◆ Provided material ◆
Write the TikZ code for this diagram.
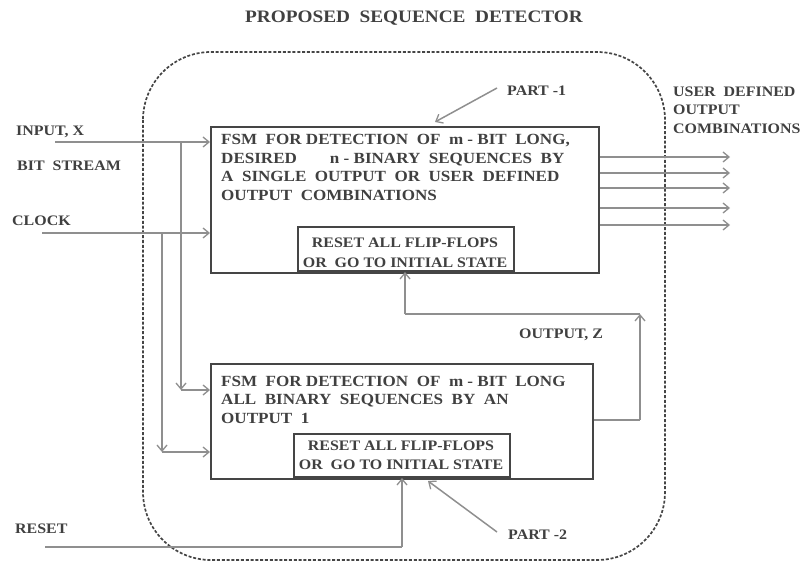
\documentclass[tikz,border=0pt]{standalone}
\usepackage{fontspec}
\setmainfont{Liberation Serif}[FakeStretch=1.1]
\usetikzlibrary{arrows.meta}
\definecolor{txt}{HTML}{404040}
\definecolor{boxc}{HTML}{454545}
\definecolor{wire}{HTML}{8F8F8F}
\begin{document}
\begin{tikzpicture}[x=1pt,y=-1pt,
  txtstyle/.style={text=txt,font=\bfseries\fontsize{15.5}{18}\selectfont,inner sep=0pt},
  rsttxt/.style={text=txt,font=\bfseries\fontsize{14.5}{17}\selectfont,inner sep=0pt,anchor=base},
  lbl/.style={text=txt,font=\bfseries\fontsize{14.5}{17}\selectfont,inner sep=0pt,anchor=base west},
  fsmbox/.style={draw=boxc,line width=2.4pt,inner sep=0pt},
  wireline/.style={draw=wire,line width=1.5pt},
  arr/.style={wireline,-{Straight Barb[length=6pt,width=10pt,line width=1.3pt]}},
  dashbox/.style={draw=boxc,line width=1.7pt,dash pattern=on 3pt off 1.8pt,rounded corners=68pt}
]
\useasboundingbox (0,0) rectangle (810,561);
% title
\node[text=txt,font=\bfseries\fontsize{17.5}{20}\selectfont,inner sep=0pt] (title) at (414,18) {PROPOSED\ \ SEQUENCE\ \ DETECTOR};
% dashed enclosure
\draw[dashbox] (143,52) rectangle (665,560);
% boxes
\node[fsmbox,minimum width=388pt,minimum height=146pt,anchor=north west] (b1) at (210,126) {};
\node[fsmbox,minimum width=216pt,minimum height=44pt,anchor=south west] (r1) at (297,272) {};
\node[fsmbox,minimum width=382pt,minimum height=115pt,anchor=north west] (b2) at (210,363) {};
\node[fsmbox,minimum width=216pt,minimum height=43pt,anchor=south west] (r2) at (293,478) {};
% box texts
\node[txtstyle,anchor=base west] (t11) at (221,144.5) {FSM\ \ FOR DETECTION\ \ OF\ \ m - BIT\ \ LONG,};
\node[txtstyle,anchor=base west] (t12) at (221,163.5) {DESIRED\hspace{33pt}n - BINARY\ \ SEQUENCES\ \ BY};
\node[txtstyle,anchor=base west] (t13) at (221,181.5) {A\ \ SINGLE\ \ OUTPUT\ \ OR\ \ USER\ \ DEFINED};
\node[txtstyle,anchor=base west] (t14) at (221,200.5) {OUTPUT\ \ COMBINATIONS};
\node[rsttxt] (t15) at (405,247.5) {RESET ALL FLIP-FLOPS};
\node[rsttxt] (t16) at (405,267.5) {OR\ \ GO TO INITIAL STATE};
\node[txtstyle,anchor=base west] (t21) at (221,386.5) {FSM\ \ FOR DETECTION\ \ OF\ \ m - BIT\ \ LONG};
\node[txtstyle,anchor=base west] (t22) at (221,404.5) {ALL\ \ BINARY\ \ SEQUENCES\ \ BY\ \ AN};
\node[txtstyle,anchor=base west] (t23) at (221,423.5) {OUTPUT\ \ 1};
\node[rsttxt] (t24) at (401,450.5) {RESET ALL FLIP-FLOPS};
\node[rsttxt] (t25) at (401,469.5) {OR\ \ GO TO INITIAL STATE};
% outer labels
\node[lbl] (linput) at (16,135.5) {INPUT, X};
\node[lbl] (lbit) at (17,170.5) {BIT\ \ STREAM};
\node[lbl] (lclock) at (12,225.5) {CLOCK};
\node[lbl] (lreset) at (15,533.5) {RESET};
\node[lbl] (lpart1) at (507,95.5) {PART -1};
\node[lbl] (lpart2) at (508,539.5) {PART -2};
\node[lbl] (lz) at (519,338.5) {OUTPUT, Z};
\node[lbl] (lu1) at (673,96.5) {USER\ \ DEFINED};
\node[lbl] (lu2) at (673,114.5) {OUTPUT};
\node[lbl] (lu3) at (673,133.5) {COMBINATIONS};
% coordinates
\coordinate (inS) at (55,142);
\coordinate (ckS) at (42,233);
\coordinate (inB) at (181,142);
\coordinate (ckB) at (162,233);
\coordinate (inD) at (181,390);
\coordinate (ckD) at (162,452);
\coordinate (rsS) at (45,547);
\coordinate (rsC) at (402,547);
\coordinate (zA) at (640,420);
\coordinate (zT) at (640,314);
\coordinate (zL) at (405,314);
\coordinate (p1S) at (497,88);
\coordinate (p1E) at (435,122);
\coordinate (p2S) at (497,532);
\coordinate (p2E) at (428,481);
% inputs
\draw[arr] (inS) -- (inS -| b1.west);
\draw[arr] (ckS) -- (ckS -| b1.west);
\draw[arr] (inB) -- (inD);
\draw[arr] (inD) -- (inD -| b2.west);
\draw[arr] (ckB) -- (ckD);
\draw[arr] (ckD) -- (ckD -| b2.west);
% reset
\draw[wireline] (rsS) -- (rsC);
\draw[arr] (rsC) -- (rsC |- r2.south);
% output z feedback
\draw[wireline] (zA -| b2.east) -- (zA);
\draw[arr] (zA) -- (zT);
\draw[wireline] (zT) -- (zL);
\draw[arr] (zL) -- (zL |- r1.south);
% outputs
\foreach \yy/\nm in {157/o1,173/o2,188/o3,208/o4,225/o5}{
  \coordinate (\nm) at (730,\yy);
  \draw[arr] (\nm -| b1.east) -- (\nm);
}
% part arrows
\draw[arr] (p1S) -- (p1E);
\draw[arr] (p2S) -- (p2E);
\end{tikzpicture}
\end{document}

◆ Problem to work on ◆
Transcribe each line above verbatim, with the pictures left out.

◆ Solution ◆
Write the TikZ code for this diagram.
\documentclass[tikz,border=0pt]{standalone}
\usepackage{fontspec}
\setmainfont{Liberation Serif}[FakeStretch=1.1]
\usetikzlibrary{arrows.meta}
\definecolor{txt}{HTML}{404040}
\definecolor{boxc}{HTML}{454545}
\definecolor{wire}{HTML}{8F8F8F}
\begin{document}
\begin{tikzpicture}[x=1pt,y=-1pt,
  txtstyle/.style={text=txt,font=\bfseries\fontsize{15.5}{18}\selectfont,inner sep=0pt},
  rsttxt/.style={text=txt,font=\bfseries\fontsize{14.5}{17}\selectfont,inner sep=0pt,anchor=base},
  lbl/.style={text=txt,font=\bfseries\fontsize{14.5}{17}\selectfont,inner sep=0pt,anchor=base west},
  fsmbox/.style={draw=boxc,line width=2.4pt,inner sep=0pt},
  wireline/.style={draw=wire,line width=1.5pt},
  arr/.style={wireline,-{Straight Barb[length=6pt,width=10pt,line width=1.3pt]}},
  dashbox/.style={draw=boxc,line width=1.7pt,dash pattern=on 3pt off 1.8pt,rounded corners=68pt}
]
\useasboundingbox (0,0) rectangle (810,561);
% title
\node[text=txt,font=\bfseries\fontsize{17.5}{20}\selectfont,inner sep=0pt] (title) at (414,18) {PROPOSED\ \ SEQUENCE\ \ DETECTOR};
% dashed enclosure
\draw[dashbox] (143,52) rectangle (665,560);
% boxes
\node[fsmbox,minimum width=388pt,minimum height=146pt,anchor=north west] (b1) at (210,126) {};
\node[fsmbox,minimum width=216pt,minimum height=44pt,anchor=south west] (r1) at (297,272) {};
\node[fsmbox,minimum width=382pt,minimum height=115pt,anchor=north west] (b2) at (210,363) {};
\node[fsmbox,minimum width=216pt,minimum height=43pt,anchor=south west] (r2) at (293,478) {};
% box texts
\node[txtstyle,anchor=base west] (t11) at (221,144.5) {FSM\ \ FOR DETECTION\ \ OF\ \ m - BIT\ \ LONG,};
\node[txtstyle,anchor=base west] (t12) at (221,163.5) {DESIRED\hspace{33pt}n - BINARY\ \ SEQUENCES\ \ BY};
\node[txtstyle,anchor=base west] (t13) at (221,181.5) {A\ \ SINGLE\ \ OUTPUT\ \ OR\ \ USER\ \ DEFINED};
\node[txtstyle,anchor=base west] (t14) at (221,200.5) {OUTPUT\ \ COMBINATIONS};
\node[rsttxt] (t15) at (405,247.5) {RESET ALL FLIP-FLOPS};
\node[rsttxt] (t16) at (405,267.5) {OR\ \ GO TO INITIAL STATE};
\node[txtstyle,anchor=base west] (t21) at (221,386.5) {FSM\ \ FOR DETECTION\ \ OF\ \ m - BIT\ \ LONG};
\node[txtstyle,anchor=base west] (t22) at (221,404.5) {ALL\ \ BINARY\ \ SEQUENCES\ \ BY\ \ AN};
\node[txtstyle,anchor=base west] (t23) at (221,423.5) {OUTPUT\ \ 1};
\node[rsttxt] (t24) at (401,450.5) {RESET ALL FLIP-FLOPS};
\node[rsttxt] (t25) at (401,469.5) {OR\ \ GO TO INITIAL STATE};
% outer labels
\node[lbl] (linput) at (16,135.5) {INPUT, X};
\node[lbl] (lbit) at (17,170.5) {BIT\ \ STREAM};
\node[lbl] (lclock) at (12,225.5) {CLOCK};
\node[lbl] (lreset) at (15,533.5) {RESET};
\node[lbl] (lpart1) at (507,95.5) {PART -1};
\node[lbl] (lpart2) at (508,539.5) {PART -2};
\node[lbl] (lz) at (519,338.5) {OUTPUT, Z};
\node[lbl] (lu1) at (673,96.5) {USER\ \ DEFINED};
\node[lbl] (lu2) at (673,114.5) {OUTPUT};
\node[lbl] (lu3) at (673,133.5) {COMBINATIONS};
% coordinates
\coordinate (inS) at (55,142);
\coordinate (ckS) at (42,233);
\coordinate (inB) at (181,142);
\coordinate (ckB) at (162,233);
\coordinate (inD) at (181,390);
\coordinate (ckD) at (162,452);
\coordinate (rsS) at (45,547);
\coordinate (rsC) at (402,547);
\coordinate (zA) at (640,420);
\coordinate (zT) at (640,314);
\coordinate (zL) at (405,314);
\coordinate (p1S) at (497,88);
\coordinate (p1E) at (435,122);
\coordinate (p2S) at (497,532);
\coordinate (p2E) at (428,481);
% inputs
\draw[arr] (inS) -- (inS -| b1.west);
\draw[arr] (ckS) -- (ckS -| b1.west);
\draw[arr] (inB) -- (inD);
\draw[arr] (inD) -- (inD -| b2.west);
\draw[arr] (ckB) -- (ckD);
\draw[arr] (ckD) -- (ckD -| b2.west);
% reset
\draw[wireline] (rsS) -- (rsC);
\draw[arr] (rsC) -- (rsC |- r2.south);
% output z feedback
\draw[wireline] (zA -| b2.east) -- (zA);
\draw[arr] (zA) -- (zT);
\draw[wireline] (zT) -- (zL);
\draw[arr] (zL) -- (zL |- r1.south);
% outputs
\foreach \yy/\nm in {157/o1,173/o2,188/o3,208/o4,225/o5}{
  \coordinate (\nm) at (730,\yy);
  \draw[arr] (\nm -| b1.east) -- (\nm);
}
% part arrows
\draw[arr] (p1S) -- (p1E);
\draw[arr] (p2S) -- (p2E);
\end{tikzpicture}
\end{document}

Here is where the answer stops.